Indeed, some of our greatest literature strips away our illusions about ourselves and confronts us with our true nature, which has not changed since mankind’s dawning. Some such works, even those set in the present day, uncover ancient ways we imagine we’ve outgrown. In African Genesis, screenwriter Robert Ardrey reflected on one such piece that may surprise you:

West Side Story is a supreme work of art for many reasons not the least of which is truthfulness. The authors treat the romantic fallacy is if it did not exist. On a stage laid bare, and in young hearts laid naked, we watch our animal legacy unfold its awful power. There is the timeless struggle over territory, as lunatic in the New York streets as it is logical in our animal heritage.

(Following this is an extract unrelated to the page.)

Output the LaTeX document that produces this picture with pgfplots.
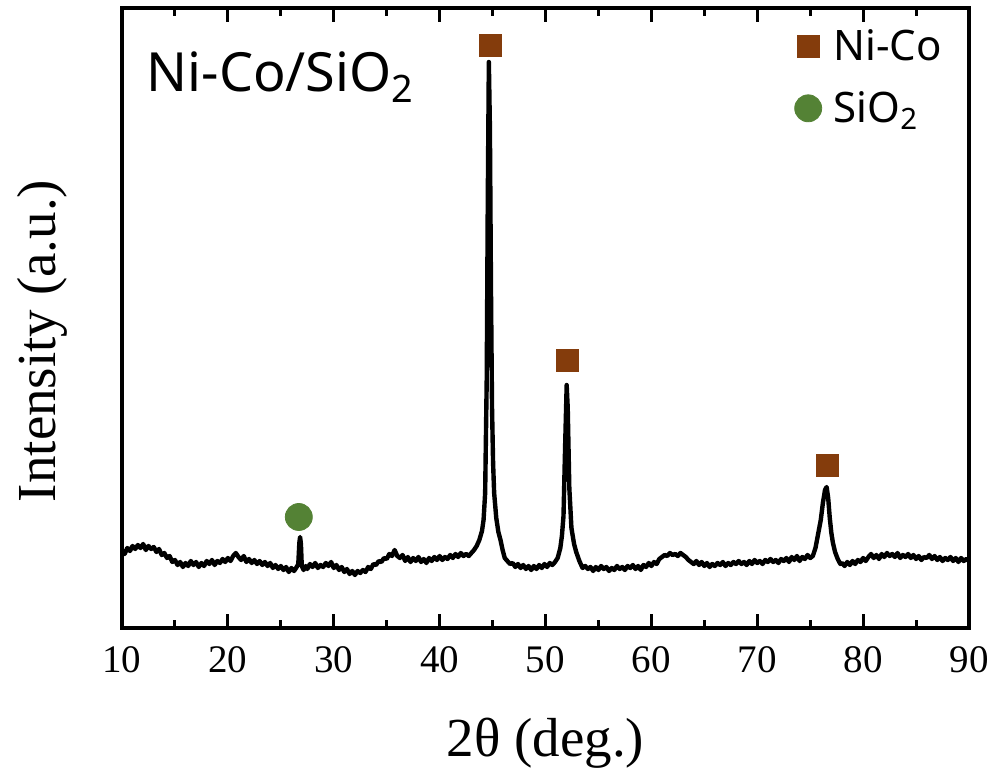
\documentclass[border=0pt]{standalone}
\usepackage{fontspec}
\setmainfont{Liberation Serif}
\newfontfamily\sansf{Noto Sans}
\usepackage{pgfplots}
\pgfplotsset{compat=1.18}
\definecolor{nicobrown}{HTML}{843C0C}
\definecolor{siogreen}{HTML}{548235}
\begin{document}
\begin{tikzpicture}
\begin{axis}[
 scale only axis, width=423.5pt, height=310pt,
 xmin=10, xmax=90, ymin=0, ymax=620,
 xtick={10,20,...,90}, minor x tick num=1,
 ytick=\empty,
 xtick pos=both, tick align=inside,
 major tick length=7pt, minor tick length=4pt,
 every tick/.style={black, line width=1.5pt},
 axis line style={line width=2pt},
 /pgf/number format/assume math mode=true,
 x tick label style={font=\fontsize{19.5}{19.5}\selectfont, anchor=base, yshift=-22.5pt},
 xlabel={2θ (deg.)},
 xlabel style={font=\fontsize{27.5}{27.5}\selectfont, at={(axis description cs:0.5,-0.208)}, anchor=base},
 ylabel={Intensity (a.u.)},
 ylabel style={font=\fontsize{27.5}{27.5}\selectfont, at={(axis description cs:-0.0945,0.463)}, anchor=center},
 legend style={at={(axis cs:73.5,603)}, anchor=north west, draw=none, fill=none,
   font=\sansf\fontsize{21}{21}\selectfont, row sep=10pt, column sep=4pt, inner sep=0pt},
 legend cell align=left,
 legend image code/.code={\draw[#1] plot coordinates {(0pt,0pt)};},
]
\addplot[black, line width=2.2pt, line join=round, forget plot] coordinates {
(10.00,78)(10.25,74)(10.50,80)(10.75,77)(11.00,82)(11.25,79)(11.50,83)(11.75,80)
(12.00,84)(12.25,78)(12.50,82)(12.75,79)(13.00,81)(13.25,76)(13.50,79)(13.75,73)
(14.00,75)(14.25,70)(14.50,72)(14.75,66)(15.00,68)(15.25,63)(15.50,66)(15.75,61)
(16.00,65)(16.25,62)(16.50,67)(16.75,63)(17.00,66)(17.25,61)(17.50,65)(17.75,62)
(18.00,67)(18.25,64)(18.50,68)(18.75,63)(19.00,67)(19.25,65)(19.50,69)(19.75,66)
(20.00,70)(20.25,67)(20.50,72)(20.75,75)(21.00,71)(21.25,68)(21.50,72)(21.75,66)
(22.00,69)(22.25,65)(22.50,68)(22.75,64)(23.00,67)(23.25,63)(23.50,66)(23.75,62)
(24.00,65)(24.25,60)(24.50,63)(24.75,59)(25.00,62)(25.25,58)(25.50,61)(25.75,56)
(26.00,60)(26.25,57)(26.50,61)(26.65,64)(26.75,85)(26.82,91)(26.90,84)(26.98,62)
(27.15,58)(27.35,62)(27.50,59)(27.75,64)(28.00,61)(28.25,65)(28.50,60)(28.75,63)
(29.00,61)(29.25,65)(29.50,62)(29.75,66)(30.00,60)(30.25,63)(30.50,58)(30.75,61)
(31.00,56)(31.25,59)(31.50,54)(31.75,57)(32.00,53)(32.25,57)(32.50,55)(32.75,58)
(33.00,56)(33.25,61)(33.50,59)(33.75,64)(34.00,63)(34.25,67)(34.50,66)(34.75,70)
(35.00,69)(35.25,74)(35.50,72)(35.75,78)(36.00,72)(36.25,70)(36.50,73)(36.75,67)
(37.00,71)(37.25,66)(37.50,70)(37.75,67)(38.00,71)(38.25,66)(38.50,69)(38.75,65)
(39.00,70)(39.25,67)(39.50,71)(39.75,68)(40.00,72)(40.25,68)(40.50,71)(40.75,69)
(41.00,73)(41.25,70)(41.50,74)(41.75,71)(42.00,75)(42.25,72)(42.50,74)(42.75,72)
(43.00,75)(43.25,78)(43.50,82)(43.75,88)(44.00,97)(44.15,108)(44.30,135)(44.45,250)
(44.55,430)(44.65,566)(44.75,500)(44.85,340)(44.95,220)(45.05,165)(45.15,135)(45.35,110)
(45.55,96)(45.75,88)(45.95,78)(46.15,70)(46.40,67)(46.65,64)(46.90,65)(47.15,61)
(47.40,64)(47.65,60)(47.90,63)(48.15,59)(48.40,62)(48.65,58)(48.90,62)(49.15,59)
(49.40,63)(49.65,60)(49.90,64)(50.15,61)(50.40,65)(50.65,63)(50.90,66)(51.15,70)
(51.40,80)(51.55,92)(51.70,112)(51.85,180)(52.00,243)(52.10,220)(52.25,140)(52.45,100)
(52.70,84)(52.90,76)(53.20,67)(53.50,60)(53.75,62)(54.00,59)(54.25,61)(54.50,57)
(54.75,61)(55.00,58)(55.25,62)(55.50,59)(55.75,61)(56.00,57)(56.25,60)(56.50,58)
(56.75,62)(57.00,59)(57.25,61)(57.50,58)(57.75,62)(58.00,60)(58.25,63)(58.50,59)
(58.75,62)(59.00,58)(59.25,63)(59.50,61)(59.75,65)(60.00,62)(60.25,66)(60.50,64)
(60.75,69)(61.00,71)(61.25,73)(61.50,72)(61.75,75)(62.00,73)(62.25,74)(62.50,72)
(62.75,75)(63.00,73)(63.25,71)(63.50,68)(63.75,66)(64.00,64)(64.25,67)(64.50,63)
(64.75,66)(65.00,62)(65.25,65)(65.50,61)(65.75,64)(66.00,62)(66.25,65)(66.50,63)
(66.75,66)(67.00,62)(67.25,65)(67.50,63)(67.75,66)(68.00,64)(68.25,67)(68.50,64)
(68.75,66)(69.00,63)(69.25,67)(69.50,64)(69.75,68)(70.00,65)(70.25,67)(70.50,64)
(70.75,68)(71.00,66)(71.25,69)(71.50,66)(71.75,68)(72.00,65)(72.25,69)(72.50,67)
(72.75,70)(73.00,66)(73.25,71)(73.50,68)(73.75,72)(74.00,67)(74.25,71)(74.50,69)
(74.75,73)(75.00,70)(75.25,72)(75.50,80)(75.75,94)(76.00,108)(76.20,125)(76.40,138)
(76.55,141)(76.70,130)(76.85,110)(77.00,95)(77.15,85)(77.35,76)(77.60,69)(77.85,64)
(78.00,65)(78.25,62)(78.50,66)(78.75,63)(79.00,67)(79.25,64)(79.50,68)(79.75,66)
(80.00,70)(80.25,67)(80.50,71)(80.75,74)(81.00,70)(81.25,73)(81.50,69)(81.75,74)
(82.00,71)(82.25,75)(82.50,72)(82.75,74)(83.00,71)(83.25,75)(83.50,70)(83.75,73)
(84.00,71)(84.25,74)(84.50,70)(84.75,73)(85.00,69)(85.25,72)(85.50,68)(85.75,71)
(86.00,70)(86.25,73)(86.50,69)(86.75,72)(87.00,68)(87.25,71)(87.50,67)(87.75,70)
(88.00,68)(88.25,71)(88.50,67)(88.75,70)(89.00,66)(89.25,70)(89.50,67)(89.75,69)
(90.00,67)};
\addplot[only marks, mark=square*, mark size=5.5pt, color=nicobrown] coordinates {(44.75,583)(52.1,268)(76.6,163)};
\addlegendentry{Ni-Co}
\addplot[only marks, mark=*, mark size=6.75pt, color=siogreen] coordinates {(26.7,111)};
\addlegendentry{SiO\textsubscript{2}}
\node[anchor=base west, font=\sansf\fontsize{27}{27}\selectfont, inner sep=0pt] at (axis cs:12.3,536) {Ni-Co/SiO\textsubscript{2}};
\end{axis}
\pgfresetboundingbox
\useasboundingbox ([shift={(-61pt,-73.5pt)}]current axis.south west) rectangle ([shift={(14pt,4pt)}]current axis.north east);
\end{tikzpicture}
\end{document}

There is the gang, our ancestral troupe. There is the rigid system of dominance among males within the gang, indistinguishable from that among baboons. There is the ceaseless individual defence of status… And there is the hunting primate contribution, a dedication to the switchblade knife as unswerving as to the antelope bone. p. 337

From the tension between the individual and his tribe arise self-realization and belonging, as well as individual competition and group cooperation. E. O. Wilson’s insights in Sociobiology tell us that loyalty and altruism are evolutionary adaptations that not only preserve the group, but give our lives meaning and purpose. The “mysterious and dangerous world” Gramlich talks about in his post has birthed a number of successful species, and we are among that number. That’s the hopeful message heroic fantasy makes real for us. In Robert Ardrey’s famous observation, we humans are “bad-weather animals, designed for storm and change.” We are fighters. We are survivors.